Pese a los avances conceptuales e institucionales, la implementación práctica del desarrollo rural sigue teniendo importantes obstáculos. Las brechas de acceso a servicios básicos, la exclusión social, la falta de oportunidades laborales, el envejecimiento y la despoblación continúan siendo retos estructurales. Se suman problemas de gobernanza: fragmentación competencial, burocracia, baja participación ciudadana y persistencia de visiones sectoriales, frenando la adopción plena de un enfoque territorial integrado.
Además, otros factores estructurales limitan el impacto transformador de las políticas: presupuestos insuficientes, dinámicas de “captura institucional” por intereses establecidos, reformas cosméticas que no abordan los problemas de fondo y resistencias a abandonar lógicas productivistas que privilegian determinadas actividades o sectores frente al conjunto de funciones del medio rural.
En este contexto, el discurso del desarrollo rural, aunque consolidado, corre el riesgo de convertirse en una narrativa legitimadora sin capacidad real de transformación. Sin embargo, su importancia no debe subestimarse: los marcos discursivos influyen en la definición de prioridades políticas y pueden activarse estratégicamente cuando surgen ventanas de oportunidad institucional. La “Visión a largo plazo para las zonas rurales de la UE” (horizonte 2040), constituye un intento reciente de reactivar este campo desde una perspectiva más integrada, orientada a lograr territorios rurales más resilientes, conectados, dinámicos y sostenibles.

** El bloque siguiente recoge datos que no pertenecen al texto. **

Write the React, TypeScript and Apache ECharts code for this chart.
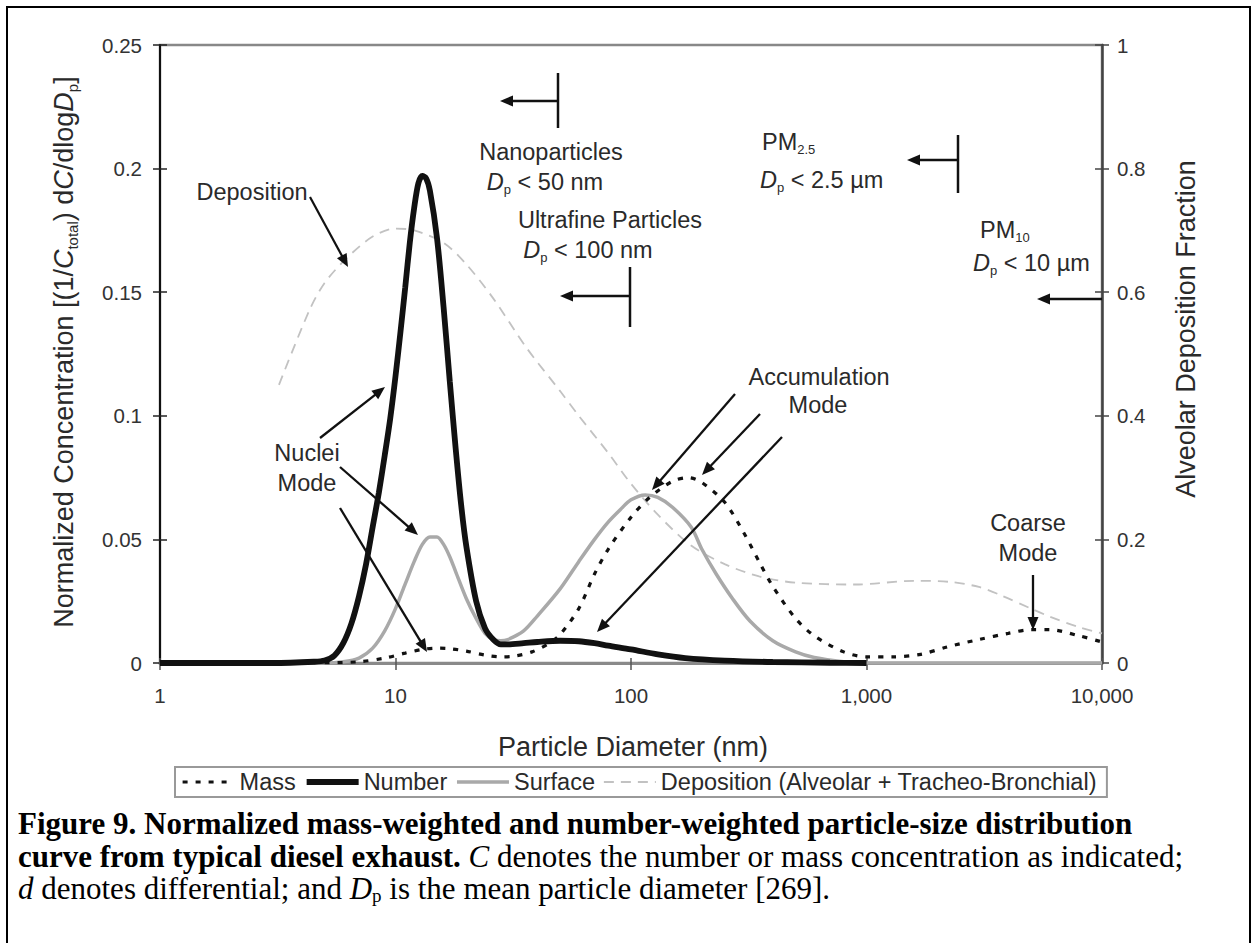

Para avanzar hacia un paradigma verdaderamente renovado, parece necesario reforzar los enfoques centrados en los lugares (place-based), apostar por la inversión pública inteligente, promover mecanismos eficaces de coordinación entre niveles administrativos, fomentar la gobernanza territorial y garantizar la participación activa de las comunidades locales. El desarrollo rural no puede depender únicamente de las políticas sectoriales ni de las instituciones estatales o europeas; requiere alianzas territoriales estables que impulsen transformaciones estructurales y muestren que los territorios rurales tienen viabilidad, valor estratégico y futuro.